■ **Task prompt**:
Return each line that holds the word "this".

■ **Provided data**:

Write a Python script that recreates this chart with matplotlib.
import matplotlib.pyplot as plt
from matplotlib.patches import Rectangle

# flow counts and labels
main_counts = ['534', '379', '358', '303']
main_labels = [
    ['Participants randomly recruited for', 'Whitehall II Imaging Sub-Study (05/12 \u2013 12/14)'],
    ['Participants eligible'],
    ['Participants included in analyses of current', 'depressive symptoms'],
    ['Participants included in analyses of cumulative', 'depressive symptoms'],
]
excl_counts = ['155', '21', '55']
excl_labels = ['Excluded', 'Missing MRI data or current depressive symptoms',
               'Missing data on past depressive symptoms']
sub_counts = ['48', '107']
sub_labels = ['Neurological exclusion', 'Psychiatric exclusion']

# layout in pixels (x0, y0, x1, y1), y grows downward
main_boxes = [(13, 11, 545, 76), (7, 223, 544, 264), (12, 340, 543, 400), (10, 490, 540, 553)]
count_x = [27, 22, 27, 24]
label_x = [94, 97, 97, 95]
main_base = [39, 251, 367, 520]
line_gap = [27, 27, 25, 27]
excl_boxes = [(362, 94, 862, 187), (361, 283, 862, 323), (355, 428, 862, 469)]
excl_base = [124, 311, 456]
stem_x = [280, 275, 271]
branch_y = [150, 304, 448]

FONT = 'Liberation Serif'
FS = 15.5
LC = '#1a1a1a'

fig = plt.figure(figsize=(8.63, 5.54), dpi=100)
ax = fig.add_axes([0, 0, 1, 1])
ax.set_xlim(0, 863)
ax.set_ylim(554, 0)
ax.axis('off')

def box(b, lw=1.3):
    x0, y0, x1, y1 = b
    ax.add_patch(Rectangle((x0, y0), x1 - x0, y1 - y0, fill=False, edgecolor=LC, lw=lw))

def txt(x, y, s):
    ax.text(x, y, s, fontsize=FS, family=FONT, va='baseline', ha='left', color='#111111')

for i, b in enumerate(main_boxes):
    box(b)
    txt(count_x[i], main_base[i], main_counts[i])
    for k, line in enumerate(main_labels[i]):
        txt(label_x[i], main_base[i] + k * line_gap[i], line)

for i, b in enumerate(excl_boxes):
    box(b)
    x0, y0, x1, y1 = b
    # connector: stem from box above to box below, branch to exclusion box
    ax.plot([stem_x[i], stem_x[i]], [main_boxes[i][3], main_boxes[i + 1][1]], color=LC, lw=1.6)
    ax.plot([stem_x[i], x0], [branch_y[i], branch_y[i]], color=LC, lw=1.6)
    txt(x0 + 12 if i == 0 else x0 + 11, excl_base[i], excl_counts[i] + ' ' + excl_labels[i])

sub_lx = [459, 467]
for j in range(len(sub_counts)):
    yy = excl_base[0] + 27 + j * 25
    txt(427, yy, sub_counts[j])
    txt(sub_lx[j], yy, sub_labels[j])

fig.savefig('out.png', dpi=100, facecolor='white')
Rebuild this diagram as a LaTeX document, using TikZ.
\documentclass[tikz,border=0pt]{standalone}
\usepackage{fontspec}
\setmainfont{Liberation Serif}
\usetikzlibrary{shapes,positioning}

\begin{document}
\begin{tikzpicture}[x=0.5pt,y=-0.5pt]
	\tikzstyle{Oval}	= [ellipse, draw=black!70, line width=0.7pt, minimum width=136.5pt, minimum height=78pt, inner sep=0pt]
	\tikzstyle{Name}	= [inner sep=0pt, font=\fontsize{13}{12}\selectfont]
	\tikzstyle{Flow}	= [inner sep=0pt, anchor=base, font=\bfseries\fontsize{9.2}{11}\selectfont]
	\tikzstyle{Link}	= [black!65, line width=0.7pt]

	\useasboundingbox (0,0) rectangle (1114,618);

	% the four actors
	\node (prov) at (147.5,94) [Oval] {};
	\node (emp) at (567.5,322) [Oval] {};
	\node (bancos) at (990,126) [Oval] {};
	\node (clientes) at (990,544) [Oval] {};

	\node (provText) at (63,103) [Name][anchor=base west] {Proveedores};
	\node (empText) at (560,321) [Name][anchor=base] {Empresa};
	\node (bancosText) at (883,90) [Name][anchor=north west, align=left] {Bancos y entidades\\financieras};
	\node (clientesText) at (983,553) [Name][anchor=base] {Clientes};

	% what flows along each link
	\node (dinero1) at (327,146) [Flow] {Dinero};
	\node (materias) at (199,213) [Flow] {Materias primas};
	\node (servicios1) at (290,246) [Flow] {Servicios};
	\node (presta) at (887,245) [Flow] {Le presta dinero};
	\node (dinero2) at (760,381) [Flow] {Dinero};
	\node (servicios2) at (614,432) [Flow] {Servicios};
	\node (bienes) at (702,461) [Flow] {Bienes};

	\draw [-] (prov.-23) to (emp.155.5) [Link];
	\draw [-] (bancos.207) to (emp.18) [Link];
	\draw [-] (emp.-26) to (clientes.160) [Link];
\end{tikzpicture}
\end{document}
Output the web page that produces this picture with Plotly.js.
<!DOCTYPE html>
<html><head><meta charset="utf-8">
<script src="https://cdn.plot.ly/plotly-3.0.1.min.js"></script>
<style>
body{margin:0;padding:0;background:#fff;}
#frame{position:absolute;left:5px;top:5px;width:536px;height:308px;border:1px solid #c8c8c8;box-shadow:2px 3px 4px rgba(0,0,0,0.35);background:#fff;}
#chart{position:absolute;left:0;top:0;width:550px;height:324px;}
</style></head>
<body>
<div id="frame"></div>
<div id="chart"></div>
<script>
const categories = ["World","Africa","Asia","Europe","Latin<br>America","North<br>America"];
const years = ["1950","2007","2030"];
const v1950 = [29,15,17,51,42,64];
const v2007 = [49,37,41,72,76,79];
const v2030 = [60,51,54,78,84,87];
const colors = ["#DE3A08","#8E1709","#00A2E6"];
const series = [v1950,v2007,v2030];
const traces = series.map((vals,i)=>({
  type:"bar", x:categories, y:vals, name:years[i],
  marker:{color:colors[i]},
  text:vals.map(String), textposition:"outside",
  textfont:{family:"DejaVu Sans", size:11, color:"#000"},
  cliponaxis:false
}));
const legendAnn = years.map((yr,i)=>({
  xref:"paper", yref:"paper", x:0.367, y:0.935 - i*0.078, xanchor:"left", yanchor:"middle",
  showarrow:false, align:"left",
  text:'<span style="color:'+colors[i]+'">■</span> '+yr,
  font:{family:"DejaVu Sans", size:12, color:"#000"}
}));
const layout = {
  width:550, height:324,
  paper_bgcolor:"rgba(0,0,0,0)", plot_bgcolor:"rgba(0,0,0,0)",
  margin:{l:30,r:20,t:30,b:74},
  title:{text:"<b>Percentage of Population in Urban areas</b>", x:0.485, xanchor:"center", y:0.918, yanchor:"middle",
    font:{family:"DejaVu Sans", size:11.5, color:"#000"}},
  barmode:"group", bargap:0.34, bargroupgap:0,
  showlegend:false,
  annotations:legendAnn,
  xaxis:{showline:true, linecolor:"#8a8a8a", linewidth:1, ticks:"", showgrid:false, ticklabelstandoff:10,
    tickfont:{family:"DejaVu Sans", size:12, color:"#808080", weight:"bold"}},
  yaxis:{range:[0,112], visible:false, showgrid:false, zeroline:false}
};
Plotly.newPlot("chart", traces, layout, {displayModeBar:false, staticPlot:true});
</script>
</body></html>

■ **Task response**:
Write a Python script that recreates this chart with matplotlib.
Rebuild this diagram as a LaTeX document, using TikZ.
Output the web page that produces this picture with Plotly.js.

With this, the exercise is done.